(Your instructions):
Extract everything from the first line through the line with "anchor=base] (imag) at", both ends included, except for any pictures.

(Available data):
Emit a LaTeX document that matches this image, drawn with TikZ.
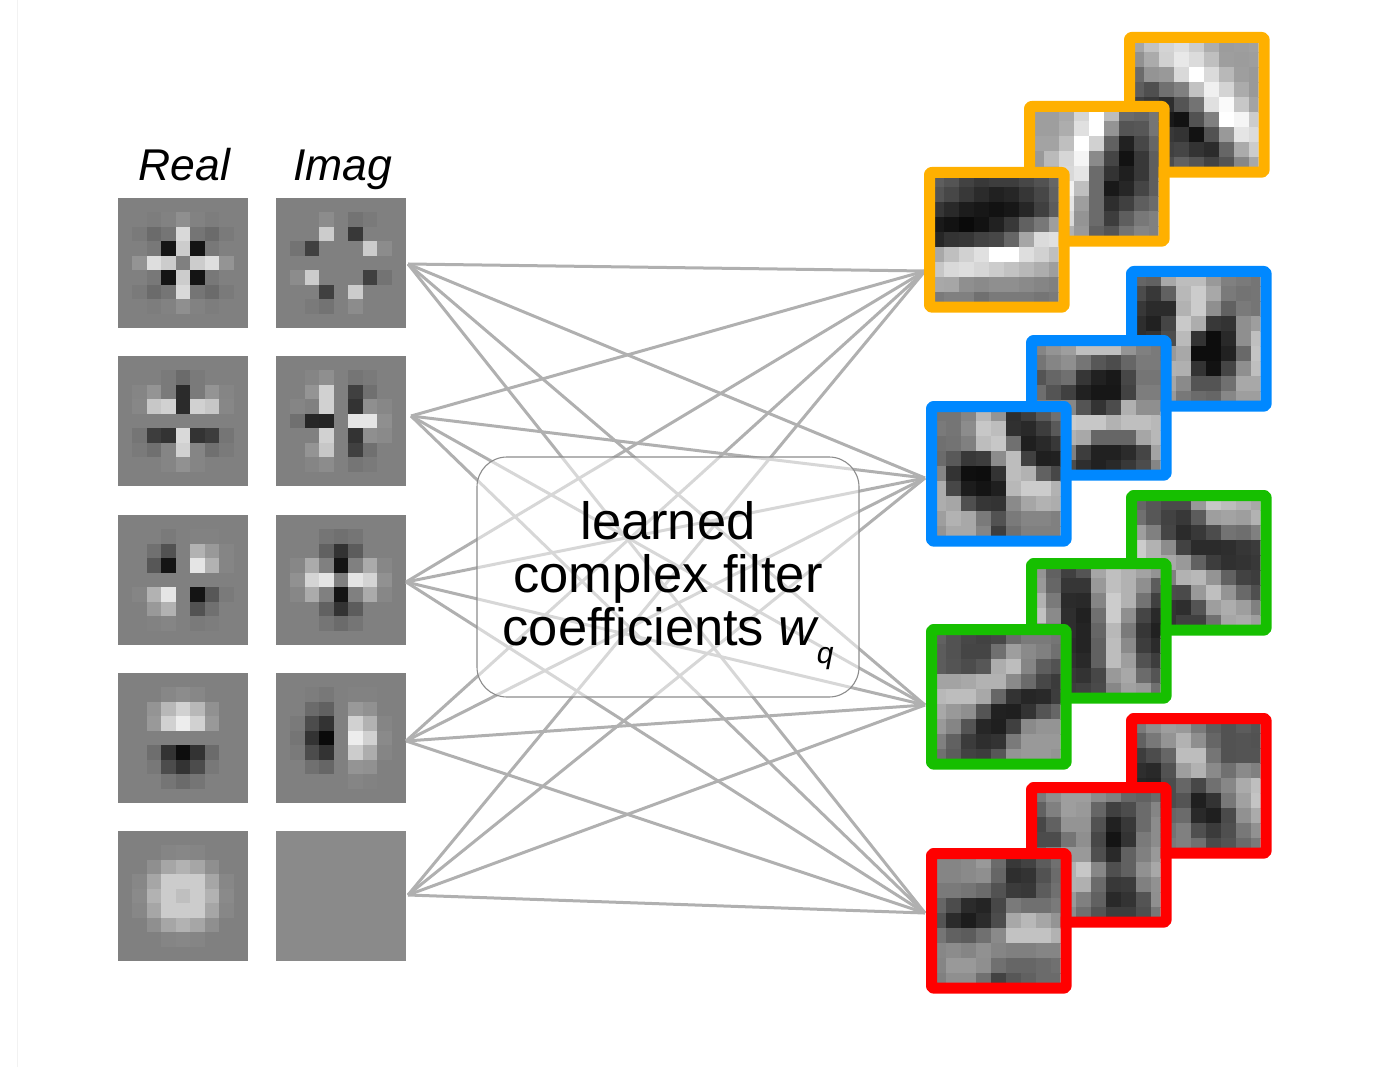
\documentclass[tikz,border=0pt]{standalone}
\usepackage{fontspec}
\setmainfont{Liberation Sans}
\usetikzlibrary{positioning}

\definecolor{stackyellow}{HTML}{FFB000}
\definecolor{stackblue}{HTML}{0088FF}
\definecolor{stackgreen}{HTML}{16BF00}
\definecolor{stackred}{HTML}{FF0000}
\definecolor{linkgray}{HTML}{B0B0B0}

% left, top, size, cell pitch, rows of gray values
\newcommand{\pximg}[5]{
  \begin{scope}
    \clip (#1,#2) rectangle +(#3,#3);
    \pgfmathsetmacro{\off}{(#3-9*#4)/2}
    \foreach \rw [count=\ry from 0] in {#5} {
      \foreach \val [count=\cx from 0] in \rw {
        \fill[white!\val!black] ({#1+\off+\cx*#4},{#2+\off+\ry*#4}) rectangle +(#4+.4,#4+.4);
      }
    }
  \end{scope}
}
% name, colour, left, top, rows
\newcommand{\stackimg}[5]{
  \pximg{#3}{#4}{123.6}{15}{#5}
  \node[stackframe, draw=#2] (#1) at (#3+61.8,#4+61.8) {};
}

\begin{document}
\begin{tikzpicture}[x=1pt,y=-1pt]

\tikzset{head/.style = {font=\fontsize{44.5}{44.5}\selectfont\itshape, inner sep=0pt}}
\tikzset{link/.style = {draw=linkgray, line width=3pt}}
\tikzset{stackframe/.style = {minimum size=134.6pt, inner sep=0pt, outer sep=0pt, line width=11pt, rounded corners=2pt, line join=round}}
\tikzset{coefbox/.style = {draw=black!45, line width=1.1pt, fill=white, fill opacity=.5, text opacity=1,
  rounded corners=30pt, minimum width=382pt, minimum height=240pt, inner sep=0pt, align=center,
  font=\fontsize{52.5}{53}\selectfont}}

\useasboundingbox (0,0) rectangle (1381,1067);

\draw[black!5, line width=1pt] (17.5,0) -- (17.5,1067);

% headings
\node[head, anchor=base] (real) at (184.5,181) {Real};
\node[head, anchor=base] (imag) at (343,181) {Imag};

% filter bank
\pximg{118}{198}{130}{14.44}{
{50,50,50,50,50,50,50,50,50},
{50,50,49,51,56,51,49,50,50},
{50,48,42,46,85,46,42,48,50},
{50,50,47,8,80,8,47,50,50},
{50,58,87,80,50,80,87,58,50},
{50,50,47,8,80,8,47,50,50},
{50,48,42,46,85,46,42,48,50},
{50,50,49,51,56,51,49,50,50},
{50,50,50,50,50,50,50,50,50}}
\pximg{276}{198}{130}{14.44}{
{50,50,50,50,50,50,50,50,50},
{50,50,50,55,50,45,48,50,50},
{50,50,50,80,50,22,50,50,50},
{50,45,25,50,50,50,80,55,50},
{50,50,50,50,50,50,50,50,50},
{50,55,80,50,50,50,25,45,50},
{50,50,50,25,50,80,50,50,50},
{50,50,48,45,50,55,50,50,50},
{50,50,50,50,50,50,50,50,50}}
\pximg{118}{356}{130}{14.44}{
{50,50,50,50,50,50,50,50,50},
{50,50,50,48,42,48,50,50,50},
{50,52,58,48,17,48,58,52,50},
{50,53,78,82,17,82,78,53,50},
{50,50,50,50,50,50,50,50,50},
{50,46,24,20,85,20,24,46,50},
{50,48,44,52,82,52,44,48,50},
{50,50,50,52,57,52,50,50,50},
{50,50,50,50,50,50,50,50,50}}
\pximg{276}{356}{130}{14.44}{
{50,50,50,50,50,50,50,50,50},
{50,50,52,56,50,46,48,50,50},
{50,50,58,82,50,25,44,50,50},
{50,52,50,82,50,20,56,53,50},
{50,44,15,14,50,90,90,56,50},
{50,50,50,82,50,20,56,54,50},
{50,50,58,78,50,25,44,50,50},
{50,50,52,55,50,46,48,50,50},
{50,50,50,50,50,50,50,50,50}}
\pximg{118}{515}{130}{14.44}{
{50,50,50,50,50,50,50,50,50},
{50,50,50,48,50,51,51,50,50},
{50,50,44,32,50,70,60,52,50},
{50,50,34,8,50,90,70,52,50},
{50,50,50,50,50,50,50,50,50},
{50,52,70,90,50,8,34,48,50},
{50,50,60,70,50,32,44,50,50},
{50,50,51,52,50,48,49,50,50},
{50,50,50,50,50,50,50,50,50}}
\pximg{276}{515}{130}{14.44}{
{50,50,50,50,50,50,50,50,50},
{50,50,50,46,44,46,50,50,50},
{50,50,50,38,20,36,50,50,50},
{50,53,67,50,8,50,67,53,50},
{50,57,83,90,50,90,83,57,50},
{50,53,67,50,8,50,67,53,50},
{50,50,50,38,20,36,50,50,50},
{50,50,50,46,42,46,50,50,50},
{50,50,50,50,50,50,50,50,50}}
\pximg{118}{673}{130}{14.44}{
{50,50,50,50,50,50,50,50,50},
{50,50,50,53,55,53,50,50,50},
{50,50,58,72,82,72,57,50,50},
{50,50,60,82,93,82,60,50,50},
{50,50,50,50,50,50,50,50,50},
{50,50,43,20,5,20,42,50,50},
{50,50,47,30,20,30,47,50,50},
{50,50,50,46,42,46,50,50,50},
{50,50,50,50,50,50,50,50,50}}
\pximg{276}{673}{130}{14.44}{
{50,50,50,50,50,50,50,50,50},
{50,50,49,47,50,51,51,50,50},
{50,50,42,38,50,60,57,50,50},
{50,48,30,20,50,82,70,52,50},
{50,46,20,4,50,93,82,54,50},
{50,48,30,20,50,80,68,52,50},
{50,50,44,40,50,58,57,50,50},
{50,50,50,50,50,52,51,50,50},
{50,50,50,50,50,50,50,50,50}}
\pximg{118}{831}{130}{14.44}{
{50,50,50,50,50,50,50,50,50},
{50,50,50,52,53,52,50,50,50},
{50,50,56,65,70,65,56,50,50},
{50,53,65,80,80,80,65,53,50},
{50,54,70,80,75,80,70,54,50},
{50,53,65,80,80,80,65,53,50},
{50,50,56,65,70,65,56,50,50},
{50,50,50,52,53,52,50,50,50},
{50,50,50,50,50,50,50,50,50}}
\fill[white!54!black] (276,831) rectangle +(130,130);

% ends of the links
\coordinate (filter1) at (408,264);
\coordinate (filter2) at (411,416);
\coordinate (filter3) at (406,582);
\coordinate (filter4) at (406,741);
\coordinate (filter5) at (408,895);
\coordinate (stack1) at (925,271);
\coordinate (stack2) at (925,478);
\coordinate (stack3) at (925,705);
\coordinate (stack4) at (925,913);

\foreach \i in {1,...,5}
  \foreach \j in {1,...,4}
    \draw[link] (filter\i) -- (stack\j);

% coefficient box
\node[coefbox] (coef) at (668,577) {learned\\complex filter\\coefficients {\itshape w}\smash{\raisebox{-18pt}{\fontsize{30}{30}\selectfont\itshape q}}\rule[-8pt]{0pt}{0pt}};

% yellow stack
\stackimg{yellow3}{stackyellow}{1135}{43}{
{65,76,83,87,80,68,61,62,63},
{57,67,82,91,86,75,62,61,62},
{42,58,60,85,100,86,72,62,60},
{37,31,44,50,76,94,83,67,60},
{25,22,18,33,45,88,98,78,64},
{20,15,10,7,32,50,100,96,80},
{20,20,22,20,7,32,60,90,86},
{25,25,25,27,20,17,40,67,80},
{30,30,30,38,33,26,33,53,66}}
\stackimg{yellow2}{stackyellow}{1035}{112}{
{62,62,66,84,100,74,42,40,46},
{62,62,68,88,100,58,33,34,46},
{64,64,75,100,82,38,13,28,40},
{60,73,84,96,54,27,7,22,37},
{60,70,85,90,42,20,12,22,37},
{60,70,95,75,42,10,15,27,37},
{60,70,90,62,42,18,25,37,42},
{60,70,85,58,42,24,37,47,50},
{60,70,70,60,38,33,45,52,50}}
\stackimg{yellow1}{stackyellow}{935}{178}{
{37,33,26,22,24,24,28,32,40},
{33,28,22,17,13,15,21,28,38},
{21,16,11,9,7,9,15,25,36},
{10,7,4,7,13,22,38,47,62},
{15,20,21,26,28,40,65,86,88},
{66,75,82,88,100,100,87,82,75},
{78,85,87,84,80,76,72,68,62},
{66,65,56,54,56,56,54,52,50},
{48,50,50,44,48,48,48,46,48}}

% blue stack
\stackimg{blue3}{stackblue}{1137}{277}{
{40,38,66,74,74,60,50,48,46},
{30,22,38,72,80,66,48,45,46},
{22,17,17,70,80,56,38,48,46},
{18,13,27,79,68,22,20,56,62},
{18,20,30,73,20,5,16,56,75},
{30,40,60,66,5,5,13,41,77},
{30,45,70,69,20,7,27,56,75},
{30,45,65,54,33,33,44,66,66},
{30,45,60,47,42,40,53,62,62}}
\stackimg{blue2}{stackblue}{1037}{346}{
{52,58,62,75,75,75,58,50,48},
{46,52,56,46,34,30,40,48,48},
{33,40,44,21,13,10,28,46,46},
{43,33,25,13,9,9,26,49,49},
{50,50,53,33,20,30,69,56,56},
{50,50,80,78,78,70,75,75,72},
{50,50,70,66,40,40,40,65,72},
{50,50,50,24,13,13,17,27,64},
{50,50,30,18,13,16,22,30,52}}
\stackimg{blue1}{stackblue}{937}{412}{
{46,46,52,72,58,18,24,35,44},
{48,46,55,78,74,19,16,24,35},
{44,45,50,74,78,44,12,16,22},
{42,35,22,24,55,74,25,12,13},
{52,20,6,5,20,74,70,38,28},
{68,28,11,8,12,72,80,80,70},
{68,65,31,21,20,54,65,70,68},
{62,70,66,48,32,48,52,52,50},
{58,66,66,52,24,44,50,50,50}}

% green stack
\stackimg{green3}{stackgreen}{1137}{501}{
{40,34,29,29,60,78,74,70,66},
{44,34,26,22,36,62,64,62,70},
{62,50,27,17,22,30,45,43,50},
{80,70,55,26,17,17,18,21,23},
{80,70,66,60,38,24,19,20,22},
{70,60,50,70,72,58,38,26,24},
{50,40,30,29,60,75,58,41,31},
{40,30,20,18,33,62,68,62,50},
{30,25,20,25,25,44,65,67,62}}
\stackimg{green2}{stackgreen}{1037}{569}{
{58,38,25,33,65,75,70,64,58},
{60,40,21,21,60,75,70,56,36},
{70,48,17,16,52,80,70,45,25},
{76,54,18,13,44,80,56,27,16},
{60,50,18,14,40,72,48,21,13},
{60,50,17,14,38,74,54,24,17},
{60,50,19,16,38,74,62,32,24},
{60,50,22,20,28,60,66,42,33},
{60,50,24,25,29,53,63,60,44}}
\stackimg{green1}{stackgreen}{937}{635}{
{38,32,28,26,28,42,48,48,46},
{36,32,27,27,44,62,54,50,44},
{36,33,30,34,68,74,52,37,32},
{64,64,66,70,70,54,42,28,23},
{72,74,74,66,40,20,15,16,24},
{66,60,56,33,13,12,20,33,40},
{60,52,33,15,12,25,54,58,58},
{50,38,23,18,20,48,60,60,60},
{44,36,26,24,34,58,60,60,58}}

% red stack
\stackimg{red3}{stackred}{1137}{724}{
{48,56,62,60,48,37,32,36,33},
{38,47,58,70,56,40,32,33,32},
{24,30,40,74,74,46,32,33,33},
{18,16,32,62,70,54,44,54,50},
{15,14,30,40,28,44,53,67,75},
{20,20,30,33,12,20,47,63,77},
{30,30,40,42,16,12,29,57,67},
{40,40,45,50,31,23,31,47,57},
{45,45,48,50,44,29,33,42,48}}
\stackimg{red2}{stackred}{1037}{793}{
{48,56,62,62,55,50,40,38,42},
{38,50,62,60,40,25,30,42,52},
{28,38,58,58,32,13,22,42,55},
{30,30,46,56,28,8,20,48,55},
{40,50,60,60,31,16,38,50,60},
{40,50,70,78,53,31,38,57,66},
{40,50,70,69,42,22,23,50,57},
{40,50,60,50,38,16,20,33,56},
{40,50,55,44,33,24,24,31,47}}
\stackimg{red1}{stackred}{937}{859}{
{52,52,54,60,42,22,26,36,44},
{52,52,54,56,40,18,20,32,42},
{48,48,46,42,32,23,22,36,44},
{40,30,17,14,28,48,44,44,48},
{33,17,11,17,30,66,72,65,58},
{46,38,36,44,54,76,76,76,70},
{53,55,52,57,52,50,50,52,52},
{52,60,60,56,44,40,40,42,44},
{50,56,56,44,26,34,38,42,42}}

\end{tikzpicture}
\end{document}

(Result of this task):
Emit a LaTeX document that matches this image, drawn with TikZ.
\documentclass[tikz,border=0pt]{standalone}
\usepackage{fontspec}
\setmainfont{Liberation Sans}
\usetikzlibrary{positioning}

\definecolor{stackyellow}{HTML}{FFB000}
\definecolor{stackblue}{HTML}{0088FF}
\definecolor{stackgreen}{HTML}{16BF00}
\definecolor{stackred}{HTML}{FF0000}
\definecolor{linkgray}{HTML}{B0B0B0}

% left, top, size, cell pitch, rows of gray values
\newcommand{\pximg}[5]{
  \begin{scope}
    \clip (#1,#2) rectangle +(#3,#3);
    \pgfmathsetmacro{\off}{(#3-9*#4)/2}
    \foreach \rw [count=\ry from 0] in {#5} {
      \foreach \val [count=\cx from 0] in \rw {
        \fill[white!\val!black] ({#1+\off+\cx*#4},{#2+\off+\ry*#4}) rectangle +(#4+.4,#4+.4);
      }
    }
  \end{scope}
}
% name, colour, left, top, rows
\newcommand{\stackimg}[5]{
  \pximg{#3}{#4}{123.6}{15}{#5}
  \node[stackframe, draw=#2] (#1) at (#3+61.8,#4+61.8) {};
}

\begin{document}
\begin{tikzpicture}[x=1pt,y=-1pt]

\tikzset{head/.style = {font=\fontsize{44.5}{44.5}\selectfont\itshape, inner sep=0pt}}
\tikzset{link/.style = {draw=linkgray, line width=3pt}}
\tikzset{stackframe/.style = {minimum size=134.6pt, inner sep=0pt, outer sep=0pt, line width=11pt, rounded corners=2pt, line join=round}}
\tikzset{coefbox/.style = {draw=black!45, line width=1.1pt, fill=white, fill opacity=.5, text opacity=1,
  rounded corners=30pt, minimum width=382pt, minimum height=240pt, inner sep=0pt, align=center,
  font=\fontsize{52.5}{53}\selectfont}}

\useasboundingbox (0,0) rectangle (1381,1067);

\draw[black!5, line width=1pt] (17.5,0) -- (17.5,1067);

% headings
\node[head, anchor=base] (real) at (184.5,181) {Real};
\node[head, anchor=base] (imag) at (343,181) {Imag};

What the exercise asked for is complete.